In December, Huawei chief financial officer Meng Wanzhou — Ren's daughter — was arrested in Vancouver at the request of U.S. authorities. The U.S. alleges that Meng misled American banks about the company's business dealings with Iran, and that Huawei used a Hong Kong shell company to sell equipment in Iran in violation of U.S. sanctions.

The U.S. also claims Huawei, a leader in next-generation 5G cellphone networks, is a threat to global cybersecurity because it must obey China's ruling Communist Party. While Ren denies that Huawei would share user data with the Chinese government if ordered to do so, Washington has been trying to convince its allies to exclude Huawei from their upcoming 5G rollout.

In response, Huawei brought a lawsuit in the U.S. this March challenging the constitutionality of a national security law which prevents the U.S. government and its contractors from using Huawei equipment. The complaint, filed in Plano, Texas, where Huawei's American operations are headquartered, alleges that the law singles out Huawei for punishment while denying the company due process.

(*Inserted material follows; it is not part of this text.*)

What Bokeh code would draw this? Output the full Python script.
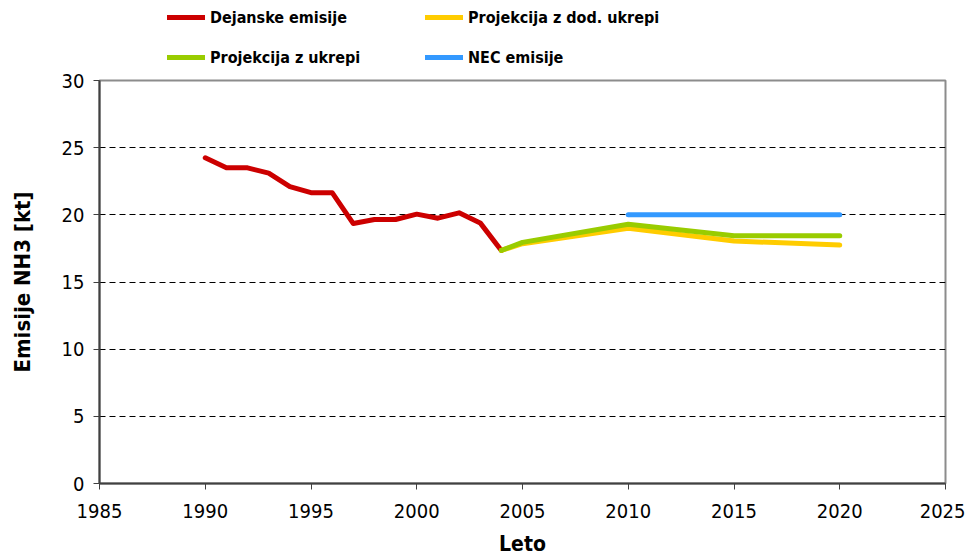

Ren said Monday that there are no backdoors in its equipment that anyone could access, and that Huawei is willing to enter into a no backdoor agreement with any nation that wants one.

The Wall Street Journal reported last week that Huawei is asking Verizon to pay licensing fees for more than 200 of its patents. Ren said during the panel discussion that Huawei will not use its many patents as a ``weapon,'' but did not rule out seeking royalties for usage.

He emphasized that Huawei will not stop collaborating with other countries and businesses.

The company's current situation "is not caused by American businesses, but rather by certain politicians' different perspectives," Ren said. "I think both sides will suffer. No one will win."